During his years as a leader in the Civil Rights Movement, King published many important works, including Letter from the Birmingham Jail (1963), Strength to Love (1963), Why We can’t Wait (1964), and Where Do We Go from Here? (1967). King also was awarded the 1964 Nobel Peace Prize when he was only thirty-five. His emphases also included basic human rights and economic justice for all people, not just African-Americans. King created, for example, the “Poor People’s Campaign in November, 1967, which focused on jobs (full employment), unemployment insurance, low-income housing, and raising the minimum wage. As part of those efforts, he went to Memphis, Tennessee, to support striking sanitation workers. He was assassinated on April 4, 1968, as he stood on the second-story balcony at the Lorraine Hotel.

In 1966 King began working for economic equality in Chicago, Illinois, with the Chicago Freedom Movement, an organization that advocated for fair housing for all people, community development, quality education for all, fair wages and employment, and a number of other issues. King’s sermon on the Rich Fool parable, “Why Jesus Called A Man A Fool,” delivered at Mount Pisgah Missionary Baptist Church, Chicago, Illinois, on August 27, 1967, should be seen in the context of his efforts in Chicago—which were met with vitriolic racism even worse than he found in the South—to promote socio-economic equality.
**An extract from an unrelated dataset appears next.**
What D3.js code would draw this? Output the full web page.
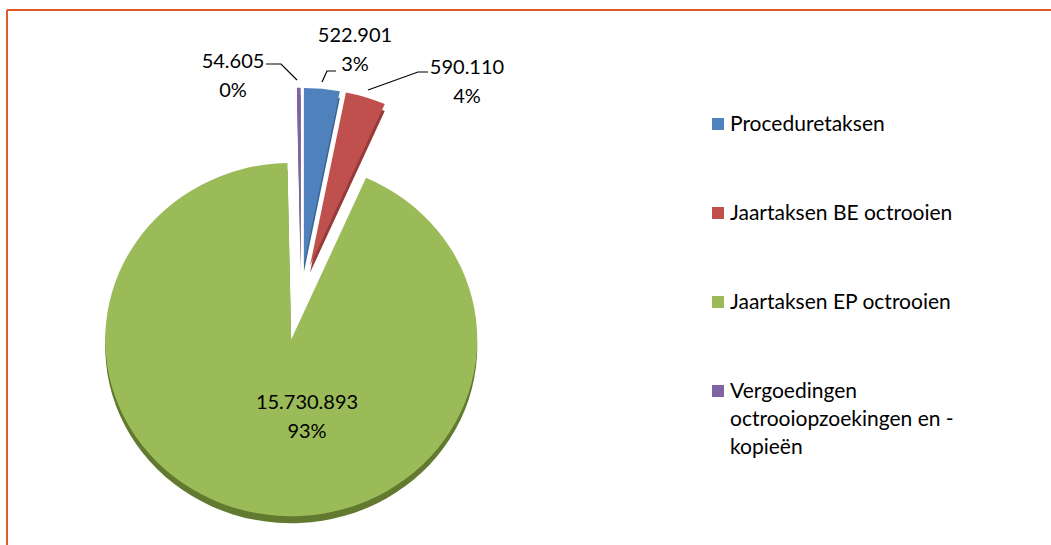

The summer King preached this sermon in the heart of the Chicago slums where King had lived and worked just a year earlier, race riots had occurred in Newark, Cleveland, Detroit, and other cities. Although King opposed this violence, he argued that white society bore ultimate responsibility for the racism and oppression that led to this rage, and he urged President Johnson to focus on the underlying problem: unemployment. King’s biblical text was the parable of the Rich Fool; the sermon focused on the evils of materialism, and it stressed human dependence upon God and interdependence with other human beings (Burns 2004: 352).